• TASK DIRECTIONS: Output the material exactly, but drop every image it holds.
——————————
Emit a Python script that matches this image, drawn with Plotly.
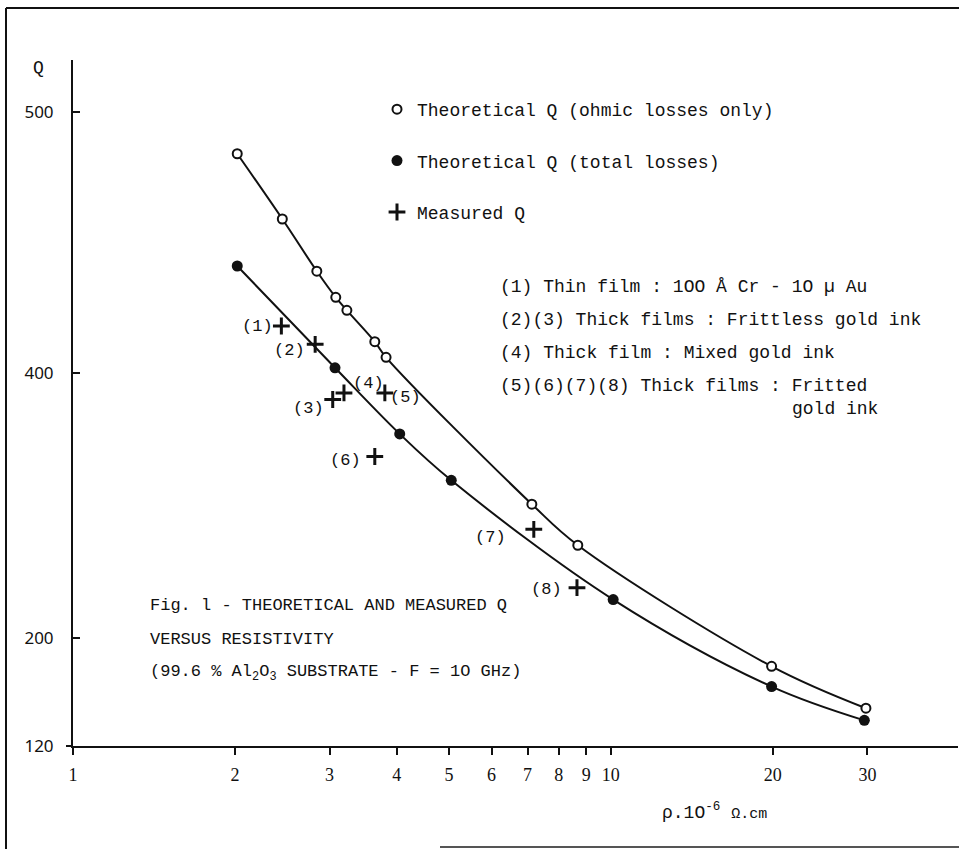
import numpy as np
import plotly.graph_objects as go

# ---------------- data ----------------
RHO_OHMIC = [2.02, 2.45, 2.84, 3.08, 3.23, 3.64, 3.82, 7.13, 8.68, 19.9, 29.8]
Q_OHMIC = [484, 459, 439, 429, 424, 412, 406, 301, 270, 179, 148]

RHO_TOTAL = [2.02, 3.07, 4.05, 5.05, 10.1, 19.9, 29.6]
Q_TOTAL = [441, 402, 354, 319, 229, 164, 139]

RHO_MEAS = [2.44, 2.82, 3.04, 3.19, 3.80, 3.64, 7.19, 8.65]
Q_MEAS = [418, 411, 380, 385, 385, 337, 282, 238]

MEAS_LABELS = ["(1)", "(2)", "(3)", "(4)", "(5)", "(6)", "(7)", "(8)"]
MEAS_LABEL_POINT = [0, 1, 2, 4, 4, 5, 6, 7]

X_TICKS = [1, 2, 3, 4, 5, 6, 7, 8, 9, 10, 20, 30]
X_TICK_TEXT = ["1", "2", "3", "4", "5", "6", "7", "8", "9", "10", "20", "30"]
Y_TICKS = [120, 200, 400, 500]
Y_TICK_TEXT = ["120", "200", "400", "500"]

# The printed Q axis is irregular: tick spacing along the axis (axis units)
Y_TICK_AXIS_POS = [0, 108, 373, 634]


def qscale(q):
    return np.interp(q, Y_TICKS, Y_TICK_AXIS_POS)


# ---------------- geometry helpers ----------------
W, H = 959, 849
ML, MR, MT, MB = 73, 1, 60, 103
PW, PH = W - ML - MR, H - MT - MB


def px_x(p):
    return (p - ML) / PW


def px_y(p):
    return (H - MB - p) / PH


MONO = "Liberation Mono"
BLACK = "#111"

fig = go.Figure()

# curves
fig.add_trace(go.Scatter(x=RHO_OHMIC, y=qscale(Q_OHMIC), mode="lines",
                         line=dict(color=BLACK, width=2, shape="spline", smoothing=1.0),
                         showlegend=False, hoverinfo="skip"))
fig.add_trace(go.Scatter(x=RHO_TOTAL, y=qscale(Q_TOTAL), mode="lines",
                         line=dict(color=BLACK, width=2, shape="spline", smoothing=1.0),
                         showlegend=False, hoverinfo="skip"))

# markers (also legend entries)
fig.add_trace(go.Scatter(x=RHO_OHMIC, y=qscale(Q_OHMIC), mode="markers",
                         name="Theoretical Q (ohmic losses only)", legendgroup="a",
                         marker=dict(symbol="circle", size=9, color="white",
                                     line=dict(color=BLACK, width=2))))
fig.add_trace(go.Scatter(x=RHO_TOTAL, y=qscale(Q_TOTAL), mode="markers",
                         name="Theoretical Q (total losses)", legendgroup="b",
                         marker=dict(symbol="circle", size=11, color=BLACK,
                                     line=dict(color=BLACK, width=0))))
fig.add_trace(go.Scatter(x=RHO_MEAS, y=qscale(Q_MEAS), mode="markers",
                         name="Measured Q", legendgroup="c",
                         marker=dict(symbol="cross-thin", size=12,
                                     line=dict(color=BLACK, width=3))))

annotations = []
# point labels
label_shift = {
    "(1)": ("right", -6, 0), "(2)": ("right", -8, -6), "(3)": ("right", -7, -9),
    "(4)": ("right", 1, 9), "(5)": ("left", 3, -5), "(6)": ("right", -12, -4),
    "(7)": ("right", -26, -8), "(8)": ("right", -13, -2),
}
for lab, idx in zip(MEAS_LABELS, MEAS_LABEL_POINT):
    anc, xs, ys = label_shift[lab]
    annotations.append(dict(x=np.log10(RHO_MEAS[idx]), y=float(qscale(Q_MEAS[idx])),
                            xref="x", yref="y", text=lab, showarrow=False,
                            xanchor=anc, yanchor="middle", xshift=xs, yshift=ys,
                            font=dict(family=MONO, size=17, color=BLACK)))

# notes on the right
notes = [
    ("(1) Thin film : 1OO Å Cr - 1O µ Au", 287),
    ("(2)(3) Thick films : Frittless gold ink", 320),
    ("(4) Thick film : Mixed gold ink", 353),
    ("(5)(6)(7)(8) Thick films : Fritted", 386),
]
for txt, yy in notes:
    annotations.append(dict(x=px_x(498), y=px_y(yy), xref="paper", yref="paper",
                            text=txt, showarrow=False, xanchor="left", yanchor="middle",
                            font=dict(family=MONO, size=18, color=BLACK)))
annotations.append(dict(x=px_x(498 + 27 * 10.8), y=px_y(409), xref="paper", yref="paper",
                        text="gold ink", showarrow=False, xanchor="left", yanchor="middle",
                        font=dict(family=MONO, size=18, color=BLACK)))

# caption
caption = [
    ("Fig. l - THEORETICAL AND MEASURED Q", 605),
    ("VERSUS RESISTIVITY", 639),
    ("(99.6 % Al<sub>2</sub>O<sub>3</sub> SUBSTRATE - F = 1O GHz)", 673),
]
for txt, yy in caption:
    annotations.append(dict(x=px_x(148), y=px_y(yy), xref="paper", yref="paper",
                            text=txt, showarrow=False, xanchor="left", yanchor="middle",
                            font=dict(family=MONO, size=17, color=BLACK)))

# axis titles
annotations.append(dict(x=px_x(38), y=px_y(68), xref="paper", yref="paper", text="Q",
                        showarrow=False, xanchor="center", yanchor="middle",
                        font=dict(family=MONO, size=18, color=BLACK)))
annotations.append(dict(x=px_x(660), y=px_y(812), xref="paper", yref="paper",
                        text="ρ.1O<sup>-6</sup> <span style='font-size:15px'>Ω.cm</span>",
                        showarrow=False, xanchor="left", yanchor="middle",
                        font=dict(family=MONO, size=18, color=BLACK)))

shapes = [
    # frame
    dict(type="line", xref="paper", yref="paper", x0=px_x(6), x1=px_x(6),
         y0=px_y(8), y1=px_y(849), line=dict(color=BLACK, width=2)),
    dict(type="line", xref="paper", yref="paper", x0=px_x(6), x1=px_x(959),
         y0=px_y(8), y1=px_y(8), line=dict(color=BLACK, width=2)),
    dict(type="line", xref="paper", yref="paper", x0=px_x(440), x1=px_x(959),
         y0=px_y(847), y1=px_y(847), line=dict(color="#555", width=2)),
    # tick at 120 extends left of the Q axis
    dict(type="line", xref="paper", yref="paper", x0=px_x(66), x1=px_x(73),
         y0=0, y1=0, line=dict(color=BLACK, width=2)),
]

fig.update_layout(
    width=W, height=H,
    margin=dict(l=ML, r=MR, t=MT, b=MB),
    paper_bgcolor="white", plot_bgcolor="white",
    showlegend=True,
    legend=dict(x=px_x(377), y=px_y(91), xanchor="left", yanchor="top",
                font=dict(family=MONO, size=18, color=BLACK),
                tracegroupgap=25, bgcolor="rgba(0,0,0,0)", borderwidth=0),
    xaxis=dict(type="log", range=[0, np.log10(44.2)], showgrid=False, zeroline=False,
               showline=True, linecolor=BLACK, linewidth=2,
               ticks="outside", ticklen=7, tickwidth=2, tickcolor=BLACK,
               tickvals=X_TICKS, ticktext=X_TICK_TEXT, ticklabelstandoff=4,
               tickfont=dict(family="Liberation Serif", size=18, color=BLACK)),
    yaxis=dict(range=[0, PH], showgrid=False, zeroline=False,
               showline=True, linecolor=BLACK, linewidth=2,
               ticks="inside", ticklen=7, tickwidth=2, tickcolor=BLACK,
               tickvals=qscale(Y_TICKS), ticktext=Y_TICK_TEXT, ticklabelstandoff=14,
               tickfont=dict(family="Noto Sans", size=17, color=BLACK)),
    annotations=annotations,
    shapes=shapes,
)

fig.write_html("out.html", config={"displayModeBar": False},
               post_script="document.body.style.margin='0';document.body.style.overflow='hidden';")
——————————
• THE SOLUTION:
Emit a Python script that matches this image, drawn with Plotly.
import numpy as np
import plotly.graph_objects as go

# ---------------- data ----------------
RHO_OHMIC = [2.02, 2.45, 2.84, 3.08, 3.23, 3.64, 3.82, 7.13, 8.68, 19.9, 29.8]
Q_OHMIC = [484, 459, 439, 429, 424, 412, 406, 301, 270, 179, 148]

RHO_TOTAL = [2.02, 3.07, 4.05, 5.05, 10.1, 19.9, 29.6]
Q_TOTAL = [441, 402, 354, 319, 229, 164, 139]

RHO_MEAS = [2.44, 2.82, 3.04, 3.19, 3.80, 3.64, 7.19, 8.65]
Q_MEAS = [418, 411, 380, 385, 385, 337, 282, 238]

MEAS_LABELS = ["(1)", "(2)", "(3)", "(4)", "(5)", "(6)", "(7)", "(8)"]
MEAS_LABEL_POINT = [0, 1, 2, 4, 4, 5, 6, 7]

X_TICKS = [1, 2, 3, 4, 5, 6, 7, 8, 9, 10, 20, 30]
X_TICK_TEXT = ["1", "2", "3", "4", "5", "6", "7", "8", "9", "10", "20", "30"]
Y_TICKS = [120, 200, 400, 500]
Y_TICK_TEXT = ["120", "200", "400", "500"]

# The printed Q axis is irregular: tick spacing along the axis (axis units)
Y_TICK_AXIS_POS = [0, 108, 373, 634]


def qscale(q):
    return np.interp(q, Y_TICKS, Y_TICK_AXIS_POS)


# ---------------- geometry helpers ----------------
W, H = 959, 849
ML, MR, MT, MB = 73, 1, 60, 103
PW, PH = W - ML - MR, H - MT - MB


def px_x(p):
    return (p - ML) / PW


def px_y(p):
    return (H - MB - p) / PH


MONO = "Liberation Mono"
BLACK = "#111"

fig = go.Figure()

# curves
fig.add_trace(go.Scatter(x=RHO_OHMIC, y=qscale(Q_OHMIC), mode="lines",
                         line=dict(color=BLACK, width=2, shape="spline", smoothing=1.0),
                         showlegend=False, hoverinfo="skip"))
fig.add_trace(go.Scatter(x=RHO_TOTAL, y=qscale(Q_TOTAL), mode="lines",
                         line=dict(color=BLACK, width=2, shape="spline", smoothing=1.0),
                         showlegend=False, hoverinfo="skip"))

# markers (also legend entries)
fig.add_trace(go.Scatter(x=RHO_OHMIC, y=qscale(Q_OHMIC), mode="markers",
                         name="Theoretical Q (ohmic losses only)", legendgroup="a",
                         marker=dict(symbol="circle", size=9, color="white",
                                     line=dict(color=BLACK, width=2))))
fig.add_trace(go.Scatter(x=RHO_TOTAL, y=qscale(Q_TOTAL), mode="markers",
                         name="Theoretical Q (total losses)", legendgroup="b",
                         marker=dict(symbol="circle", size=11, color=BLACK,
                                     line=dict(color=BLACK, width=0))))
fig.add_trace(go.Scatter(x=RHO_MEAS, y=qscale(Q_MEAS), mode="markers",
                         name="Measured Q", legendgroup="c",
                         marker=dict(symbol="cross-thin", size=12,
                                     line=dict(color=BLACK, width=3))))

annotations = []
# point labels
label_shift = {
    "(1)": ("right", -6, 0), "(2)": ("right", -8, -6), "(3)": ("right", -7, -9),
    "(4)": ("right", 1, 9), "(5)": ("left", 3, -5), "(6)": ("right", -12, -4),
    "(7)": ("right", -26, -8), "(8)": ("right", -13, -2),
}
for lab, idx in zip(MEAS_LABELS, MEAS_LABEL_POINT):
    anc, xs, ys = label_shift[lab]
    annotations.append(dict(x=np.log10(RHO_MEAS[idx]), y=float(qscale(Q_MEAS[idx])),
                            xref="x", yref="y", text=lab, showarrow=False,
                            xanchor=anc, yanchor="middle", xshift=xs, yshift=ys,
                            font=dict(family=MONO, size=17, color=BLACK)))

# notes on the right
notes = [
    ("(1) Thin film : 1OO Å Cr - 1O µ Au", 287),
    ("(2)(3) Thick films : Frittless gold ink", 320),
    ("(4) Thick film : Mixed gold ink", 353),
    ("(5)(6)(7)(8) Thick films : Fritted", 386),
]
for txt, yy in notes:
    annotations.append(dict(x=px_x(498), y=px_y(yy), xref="paper", yref="paper",
                            text=txt, showarrow=False, xanchor="left", yanchor="middle",
                            font=dict(family=MONO, size=18, color=BLACK)))
annotations.append(dict(x=px_x(498 + 27 * 10.8), y=px_y(409), xref="paper", yref="paper",
                        text="gold ink", showarrow=False, xanchor="left", yanchor="middle",
                        font=dict(family=MONO, size=18, color=BLACK)))

# caption
caption = [
    ("Fig. l - THEORETICAL AND MEASURED Q", 605),
    ("VERSUS RESISTIVITY", 639),
    ("(99.6 % Al<sub>2</sub>O<sub>3</sub> SUBSTRATE - F = 1O GHz)", 673),
]
for txt, yy in caption:
    annotations.append(dict(x=px_x(148), y=px_y(yy), xref="paper", yref="paper",
                            text=txt, showarrow=False, xanchor="left", yanchor="middle",
                            font=dict(family=MONO, size=17, color=BLACK)))

# axis titles
annotations.append(dict(x=px_x(38), y=px_y(68), xref="paper", yref="paper", text="Q",
                        showarrow=False, xanchor="center", yanchor="middle",
                        font=dict(family=MONO, size=18, color=BLACK)))
annotations.append(dict(x=px_x(660), y=px_y(812), xref="paper", yref="paper",
                        text="ρ.1O<sup>-6</sup> <span style='font-size:15px'>Ω.cm</span>",
                        showarrow=False, xanchor="left", yanchor="middle",
                        font=dict(family=MONO, size=18, color=BLACK)))

shapes = [
    # frame
    dict(type="line", xref="paper", yref="paper", x0=px_x(6), x1=px_x(6),
         y0=px_y(8), y1=px_y(849), line=dict(color=BLACK, width=2)),
    dict(type="line", xref="paper", yref="paper", x0=px_x(6), x1=px_x(959),
         y0=px_y(8), y1=px_y(8), line=dict(color=BLACK, width=2)),
    dict(type="line", xref="paper", yref="paper", x0=px_x(440), x1=px_x(959),
         y0=px_y(847), y1=px_y(847), line=dict(color="#555", width=2)),
    # tick at 120 extends left of the Q axis
    dict(type="line", xref="paper", yref="paper", x0=px_x(66), x1=px_x(73),
         y0=0, y1=0, line=dict(color=BLACK, width=2)),
]

fig.update_layout(
    width=W, height=H,
    margin=dict(l=ML, r=MR, t=MT, b=MB),
    paper_bgcolor="white", plot_bgcolor="white",
    showlegend=True,
    legend=dict(x=px_x(377), y=px_y(91), xanchor="left", yanchor="top",
                font=dict(family=MONO, size=18, color=BLACK),
                tracegroupgap=25, bgcolor="rgba(0,0,0,0)", borderwidth=0),
    xaxis=dict(type="log", range=[0, np.log10(44.2)], showgrid=False, zeroline=False,
               showline=True, linecolor=BLACK, linewidth=2,
               ticks="outside", ticklen=7, tickwidth=2, tickcolor=BLACK,
               tickvals=X_TICKS, ticktext=X_TICK_TEXT, ticklabelstandoff=4,
               tickfont=dict(family="Liberation Serif", size=18, color=BLACK)),
    yaxis=dict(range=[0, PH], showgrid=False, zeroline=False,
               showline=True, linecolor=BLACK, linewidth=2,
               ticks="inside", ticklen=7, tickwidth=2, tickcolor=BLACK,
               tickvals=qscale(Y_TICKS), ticktext=Y_TICK_TEXT, ticklabelstandoff=14,
               tickfont=dict(family="Noto Sans", size=17, color=BLACK)),
    annotations=annotations,
    shapes=shapes,
)

fig.write_html("out.html", config={"displayModeBar": False},
               post_script="document.body.style.margin='0';document.body.style.overflow='hidden';")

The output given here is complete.